January 27, 2012

What Americans Think About the Defense Budget

The New York Times generated a handy budget calculator that allowed its readers to trim dollars off the budget of the Department of Defense. As my colleague Travis Sharp noted, the cuts they collectively voted on reveal some really interesting things about what a reasonably informed public -- the kind of people who participate in online defense budget surveys, for example -- thinks about defense policy.

1. John Mearsheimer and Bob Kaplan may believe in the stopping power of water, but the public isn't so convinced. It has little idea what the U.S. Navy (SEAL teams aside) does in terms of national security. The public is more ready to stop building ships than it is to stop buying aircraft or to cut ground forces. Here the public is at odds with the majority of defense policy analysts I know. 
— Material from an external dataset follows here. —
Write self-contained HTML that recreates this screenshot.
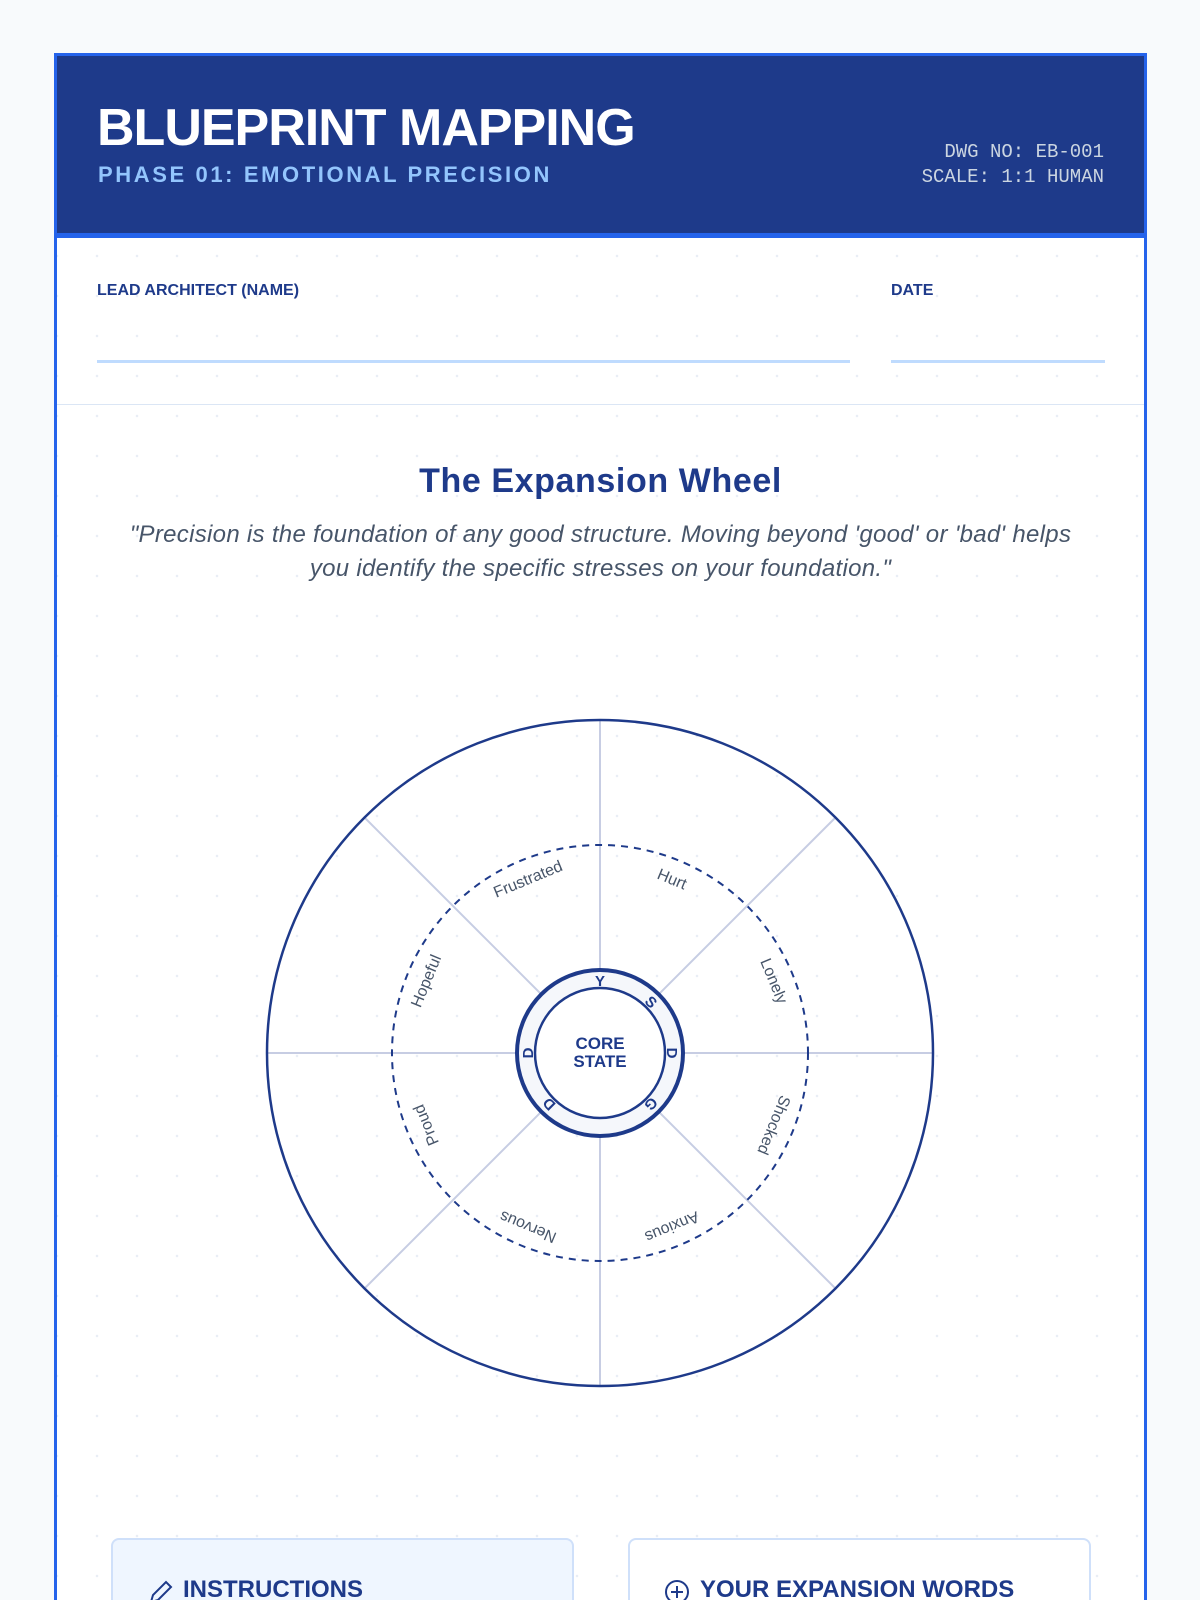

2. Half of the public is in favor of removing one leg -- nuclear weapons on bombers -- from the nuclear triad.

3. The public wants to close bases overseas -- even though, as Travis noted in an email, these bases can save money by reducing the cost of getting soldiers in and out of theater.
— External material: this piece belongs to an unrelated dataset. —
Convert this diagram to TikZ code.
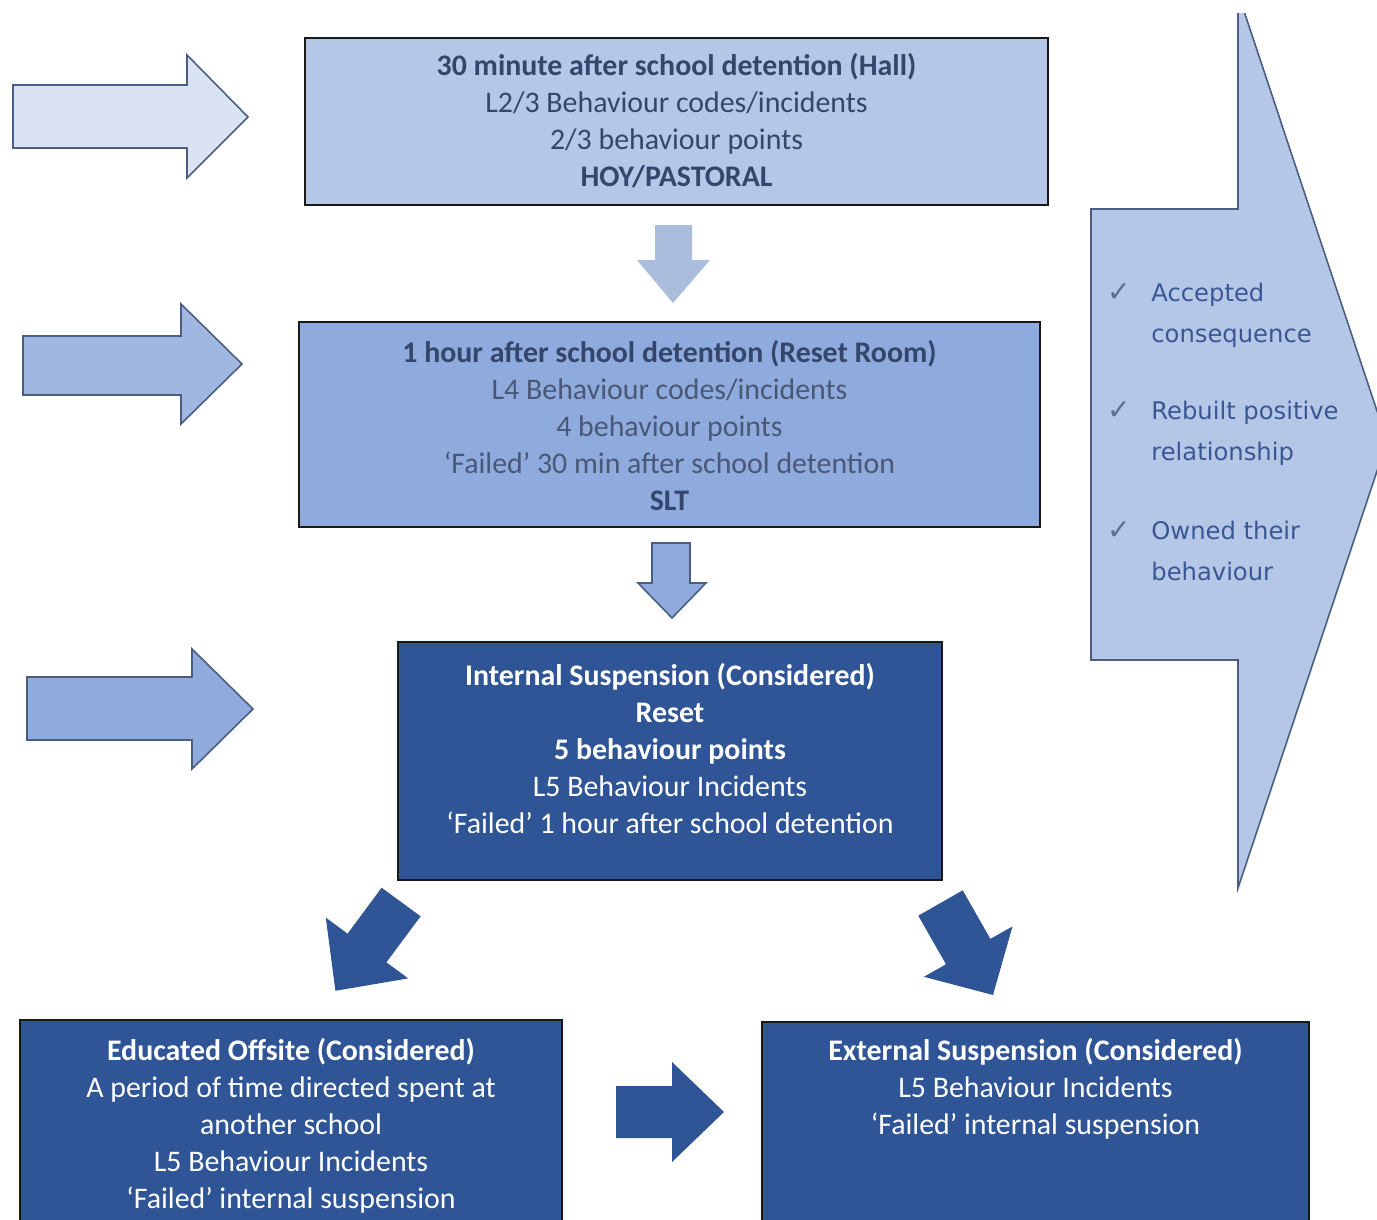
\documentclass[tikz,border=0pt]{standalone}
\usepackage{fontspec}
\setmainfont{Carlito}
\newfontfamily\listfont{DejaVu Sans}
\usetikzlibrary{positioning}

\definecolor{paleblue}{HTML}{DAE3F3}
\definecolor{lightblue}{HTML}{B4C7E7}
\definecolor{midblue}{HTML}{8FAADC}
\definecolor{darkblue}{HTML}{2F5597}
\definecolor{slatetext}{HTML}{34466B}
\definecolor{greytext}{HTML}{4A5877}
\definecolor{edgeblue}{HTML}{4B5D80}
\definecolor{listblue}{HTML}{3A5794}
\definecolor{tickgrey}{HTML}{5D6D8C}

\tikzset{
  stagebox/.style={draw=black!90, line width=1.2pt, inner sep=0pt},
  stagetext/.style={align=center, inner sep=0pt, font=\fontsize{17}{21}\selectfont},
  outlinearrow/.style={draw=edgeblue, line width=0.9pt, line join=miter},
  listtext/.style={align=left, inner sep=0pt, anchor=north west, text=listblue, font=\listfont\fontsize{13.8}{23.3}\selectfont},
  tickmark/.style={inner sep=0pt, text=tickgrey, font=\listfont\fontsize{16}{18}\selectfont}
}

\begin{document}
\begin{tikzpicture}[x=0.02cm, y=-0.02cm]
\clip (0,0) rectangle (1377,1220);
\fill[white] (0,0) rectangle (1377,1220);

% big arrow on the right
\begin{scope}
\clip (1000,14) rectangle (1400,1000);
\draw[outlinearrow, fill=lightblue] (1091,209) -- (1238,209) -- (1238,-7) -- (1387,441) -- (1238,888) -- (1238,660) -- (1091,660) -- cycle;
\end{scope}
\node[tickmark] (tickAccepted) at (1119,293) {✓};
\node[listtext] (itemAccepted) at (1151,283) {Accepted\\consequence};
\node[tickmark] (tickRebuilt) at (1119,411) {✓};
\node[listtext] (itemRebuilt) at (1151,401) {Rebuilt positive\\relationship};
\node[tickmark] (tickOwned) at (1119,531) {✓};
\node[listtext] (itemOwned) at (1151,521) {Owned their\\behaviour};

% arrows coming in from the left
\draw[outlinearrow, fill=paleblue] (13,85) -- (187,85) -- (187,55) -- (248,117) -- (187,178) -- (187,148) -- (13,148) -- cycle;
\draw[outlinearrow, fill=midblue!85!white] (23,336) -- (181,336) -- (181,304) -- (242,364) -- (181,424) -- (181,395) -- (23,395) -- cycle;
\draw[outlinearrow, fill=midblue] (27,677) -- (192,677) -- (192,649) -- (253,709) -- (192,769) -- (192,740) -- (27,740) -- cycle;

% down the middle
\fill[lightblue!95!black] (655,225) -- (692,225) -- (692,260) -- (710,260) -- (673,303) -- (637,260) -- (655,260) -- cycle;
\draw[outlinearrow, fill=midblue] (652,543) -- (690,543) -- (690,583) -- (706,583) -- (672,618) -- (638,583) -- (652,583) -- cycle;

% towards the two outcomes
\fill[darkblue] (381.6,887.7) -- (420.6,916.3) -- (386.4,962.3) -- (408.2,978.4) -- (335.4,990.8) -- (325.8,917.6) -- (347.6,933.7) -- cycle;
\fill[darkblue] (962.7,890.3) -- (990.4,938.9) -- (1012.5,926.4) -- (993,995) -- (923.9,976.8) -- (946,964.3) -- (918.3,915.7) -- cycle;
\fill[darkblue] (616,1086) -- (672,1086) -- (672,1062) -- (724,1112) -- (672,1162) -- (672,1138) -- (616,1138) -- cycle;

% stage boxes
\node[stagebox, fill=lightblue, minimum width=14.86cm, minimum height=3.34cm] (detHall) at (676.5,121.5) {};
\node[stagetext, text=slatetext, below=0.33cm of detHall.north] (detHallText) {\textbf{30 minute after school detention (Hall)}\\L2/3 Behaviour codes/incidents\\2/3 behaviour points\\\textbf{HOY/PASTORAL}};

\node[stagebox, fill=midblue, minimum width=14.82cm, minimum height=4.10cm] (detReset) at (669.5,424.5) {};
\node[stagetext, text=slatetext, below=0.39cm of detReset.north] (detResetText) {\textbf{1 hour after school detention (Reset Room)}\\\textcolor{greytext}{L4 Behaviour codes/incidents}\\\textcolor{greytext}{4 behaviour points}\\\textcolor{greytext}{‘Failed’ 30 min after school detention}\\\textbf{SLT}};

\node[stagebox, fill=darkblue, minimum width=10.88cm, minimum height=4.76cm] (intSusp) at (670,761) {};
\node[stagetext, text=white, below=0.45cm of intSusp.north] (intSuspText) {\textbf{Internal Suspension (Considered)}\\\textbf{Reset}\\\textbf{5 behaviour points}\\L5 Behaviour Incidents\\‘Failed’ 1 hour after school detention};

\node[stagebox, fill=darkblue, minimum width=10.84cm, minimum height=4.8cm] (offsite) at (291,1140) {};
\node[stagetext, text=white, below=0.39cm of offsite.north] (offsiteText) {\textbf{Educated Offsite (Considered)}\\A period of time directed spent at\\another school\\L5 Behaviour Incidents\\‘Failed’ internal suspension};

\node[stagebox, fill=darkblue, minimum width=10.94cm, minimum height=4.8cm] (extSusp) at (1035.5,1142) {};
\node[stagetext, text=white, below=0.35cm of extSusp.north] (extSuspText) {\textbf{External Suspension (Considered)}\\L5 Behaviour Incidents\\‘Failed’ internal suspension};
\end{tikzpicture}
\end{document}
4. The public might not fully understand how much of the defense budget is eaten up by personnel costs. The public was very reluctant to cap the pay of service personnel and wanted to keep TriCare -- though it was open to a raise in TriCare premiums.
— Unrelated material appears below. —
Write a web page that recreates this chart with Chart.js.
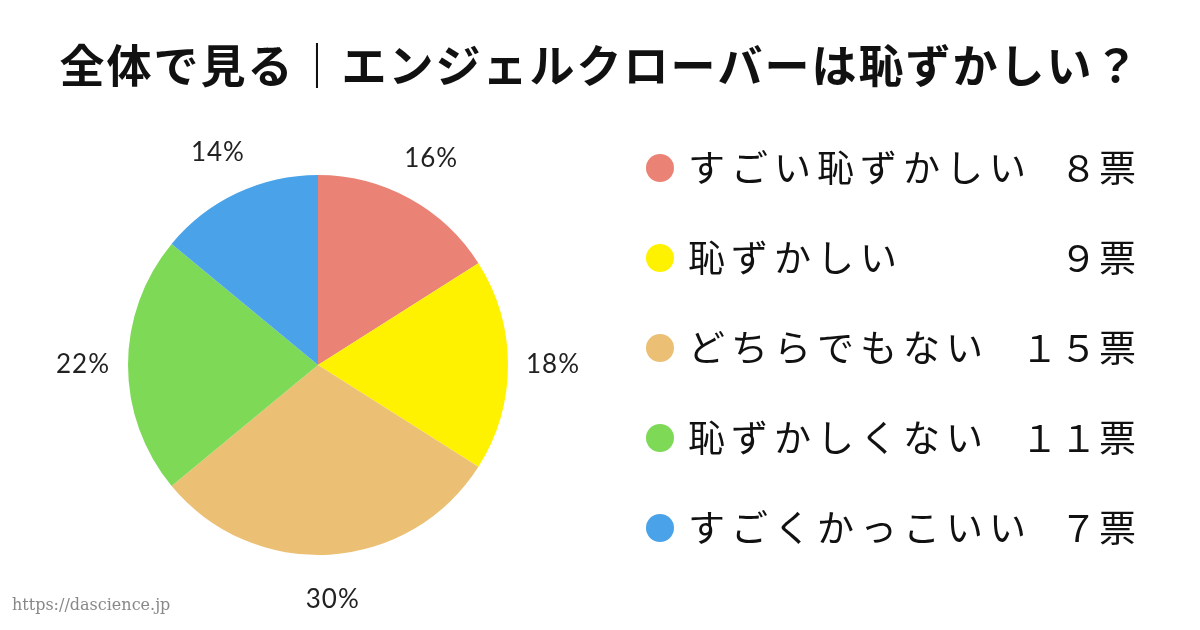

I think we in the defense analysis community have to do a better job explaining some things to the public, such as why, in the event of a major war, you can recruit and train new infantry battalions quicker than you can design and build ships, and also how much of the budget is eaten up by personnel costs. If you are a member of the Congress, meanwhile, I think you will find that you have more support to cut the defense budget than you might have previously thought. It will be up to you, though, to explain to your constituents why some cuts are smarter than others and why some "obvious" cuts are not as smart on second glance as they are at first.